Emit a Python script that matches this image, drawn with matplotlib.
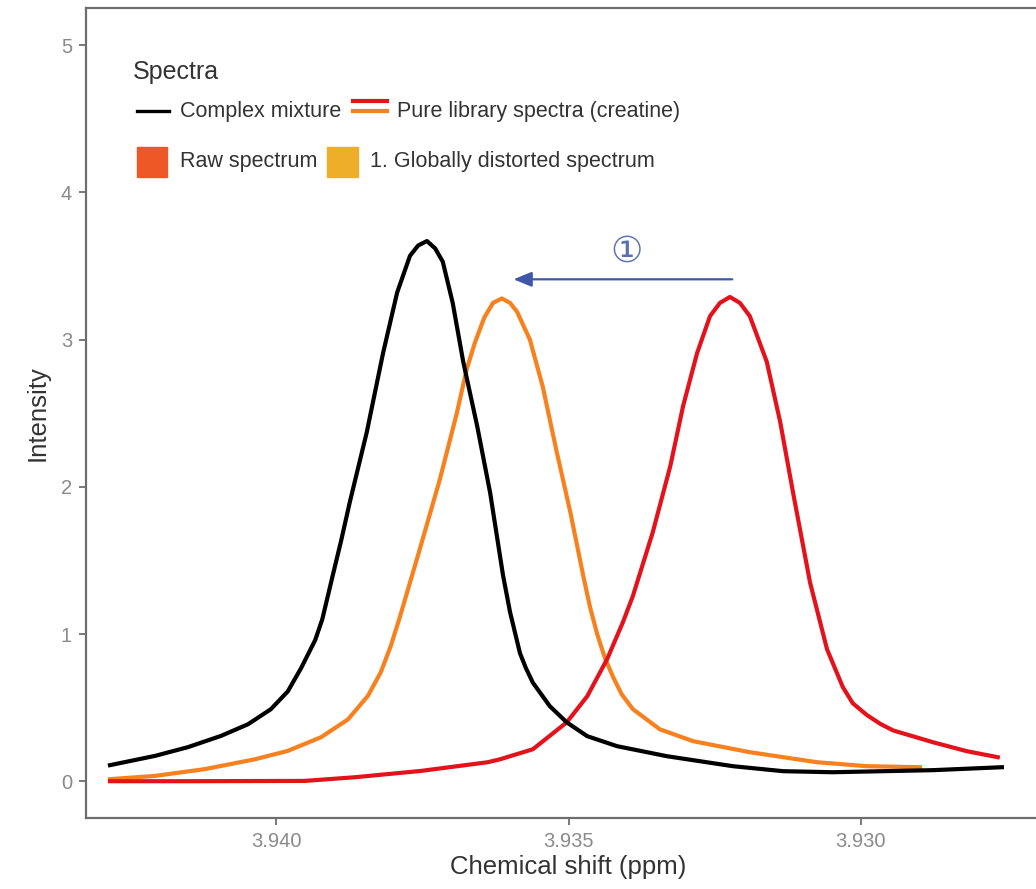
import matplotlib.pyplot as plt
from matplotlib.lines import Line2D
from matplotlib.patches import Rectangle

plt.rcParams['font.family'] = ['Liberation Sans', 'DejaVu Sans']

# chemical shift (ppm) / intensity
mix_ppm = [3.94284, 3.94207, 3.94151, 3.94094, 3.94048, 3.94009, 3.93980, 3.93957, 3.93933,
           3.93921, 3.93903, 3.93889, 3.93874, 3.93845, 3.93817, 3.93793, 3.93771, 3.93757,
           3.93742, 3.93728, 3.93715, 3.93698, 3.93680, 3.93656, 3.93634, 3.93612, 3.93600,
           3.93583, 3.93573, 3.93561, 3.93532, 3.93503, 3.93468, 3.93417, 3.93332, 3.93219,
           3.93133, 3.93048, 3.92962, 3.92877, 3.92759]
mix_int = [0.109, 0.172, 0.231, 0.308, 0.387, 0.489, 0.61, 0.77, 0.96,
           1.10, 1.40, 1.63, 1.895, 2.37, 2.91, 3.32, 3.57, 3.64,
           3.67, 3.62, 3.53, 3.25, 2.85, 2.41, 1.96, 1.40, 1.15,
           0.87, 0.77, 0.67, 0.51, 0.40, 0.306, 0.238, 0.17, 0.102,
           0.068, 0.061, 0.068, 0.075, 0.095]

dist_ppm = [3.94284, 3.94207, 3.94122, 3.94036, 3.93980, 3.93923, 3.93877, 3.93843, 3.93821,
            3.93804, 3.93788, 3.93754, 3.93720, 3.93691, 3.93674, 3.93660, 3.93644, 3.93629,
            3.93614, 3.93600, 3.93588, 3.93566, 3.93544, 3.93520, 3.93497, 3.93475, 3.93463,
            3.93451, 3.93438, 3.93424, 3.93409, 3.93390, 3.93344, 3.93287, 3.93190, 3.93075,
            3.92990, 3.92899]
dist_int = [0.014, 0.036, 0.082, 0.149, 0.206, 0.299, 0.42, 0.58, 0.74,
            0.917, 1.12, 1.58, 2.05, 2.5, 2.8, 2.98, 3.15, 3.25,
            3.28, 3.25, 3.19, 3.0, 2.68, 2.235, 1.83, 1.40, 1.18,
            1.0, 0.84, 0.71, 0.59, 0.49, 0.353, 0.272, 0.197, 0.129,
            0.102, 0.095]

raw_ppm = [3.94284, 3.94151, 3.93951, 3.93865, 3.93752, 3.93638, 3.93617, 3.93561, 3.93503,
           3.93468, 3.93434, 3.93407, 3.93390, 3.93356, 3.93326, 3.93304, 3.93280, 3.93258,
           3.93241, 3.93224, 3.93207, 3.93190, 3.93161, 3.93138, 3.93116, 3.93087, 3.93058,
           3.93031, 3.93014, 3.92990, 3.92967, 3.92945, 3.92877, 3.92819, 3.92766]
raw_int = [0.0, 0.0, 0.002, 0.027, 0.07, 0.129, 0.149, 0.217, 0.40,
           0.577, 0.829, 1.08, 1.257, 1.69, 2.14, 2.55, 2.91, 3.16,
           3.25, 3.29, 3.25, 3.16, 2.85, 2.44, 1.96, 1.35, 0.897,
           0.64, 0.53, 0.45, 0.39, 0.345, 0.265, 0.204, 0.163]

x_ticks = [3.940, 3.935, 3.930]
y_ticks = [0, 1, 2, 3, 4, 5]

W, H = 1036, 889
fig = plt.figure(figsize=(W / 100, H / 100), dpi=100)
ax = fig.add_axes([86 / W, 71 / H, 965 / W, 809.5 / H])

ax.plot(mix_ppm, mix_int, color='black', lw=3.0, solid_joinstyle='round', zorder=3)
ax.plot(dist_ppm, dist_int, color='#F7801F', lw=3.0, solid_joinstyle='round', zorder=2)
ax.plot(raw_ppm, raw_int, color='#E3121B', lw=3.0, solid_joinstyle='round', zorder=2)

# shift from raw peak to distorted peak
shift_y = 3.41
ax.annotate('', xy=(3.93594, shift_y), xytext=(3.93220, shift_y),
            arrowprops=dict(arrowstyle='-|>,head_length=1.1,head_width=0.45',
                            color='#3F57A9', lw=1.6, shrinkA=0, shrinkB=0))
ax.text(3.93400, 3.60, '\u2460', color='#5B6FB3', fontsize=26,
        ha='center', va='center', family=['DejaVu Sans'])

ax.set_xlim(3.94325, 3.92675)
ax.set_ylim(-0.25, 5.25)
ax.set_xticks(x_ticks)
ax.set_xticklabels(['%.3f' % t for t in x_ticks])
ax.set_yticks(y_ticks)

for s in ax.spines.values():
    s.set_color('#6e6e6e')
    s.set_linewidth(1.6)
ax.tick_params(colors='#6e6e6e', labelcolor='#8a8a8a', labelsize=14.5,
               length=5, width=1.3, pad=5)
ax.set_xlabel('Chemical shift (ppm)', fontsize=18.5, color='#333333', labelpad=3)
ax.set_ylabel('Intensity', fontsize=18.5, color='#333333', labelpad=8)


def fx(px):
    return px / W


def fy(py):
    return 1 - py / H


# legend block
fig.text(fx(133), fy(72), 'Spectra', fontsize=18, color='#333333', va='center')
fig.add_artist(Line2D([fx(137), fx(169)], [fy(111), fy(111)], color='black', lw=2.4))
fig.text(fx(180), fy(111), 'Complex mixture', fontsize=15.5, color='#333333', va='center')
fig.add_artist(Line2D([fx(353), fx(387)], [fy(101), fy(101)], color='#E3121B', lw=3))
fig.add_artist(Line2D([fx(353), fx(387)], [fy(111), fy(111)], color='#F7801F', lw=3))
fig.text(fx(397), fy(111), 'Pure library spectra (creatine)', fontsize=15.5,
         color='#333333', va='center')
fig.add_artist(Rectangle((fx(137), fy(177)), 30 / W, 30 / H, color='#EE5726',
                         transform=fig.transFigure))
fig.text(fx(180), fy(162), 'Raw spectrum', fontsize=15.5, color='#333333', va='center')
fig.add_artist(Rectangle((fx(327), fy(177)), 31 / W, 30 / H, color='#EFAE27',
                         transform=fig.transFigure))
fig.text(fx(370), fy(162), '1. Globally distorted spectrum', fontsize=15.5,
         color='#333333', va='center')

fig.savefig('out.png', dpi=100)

**Given task:**
Restate, line by line and word for word, everything from the top of the material through the line that contains "plt.rcParams['font.family'] = ['Liberation". Leave pictures out.

**Exercise solution:**
Emit a Python script that matches this image, drawn with matplotlib.
import matplotlib.pyplot as plt
from matplotlib.lines import Line2D
from matplotlib.patches import Rectangle

plt.rcParams['font.family'] = ['Liberation Sans', 'DejaVu Sans']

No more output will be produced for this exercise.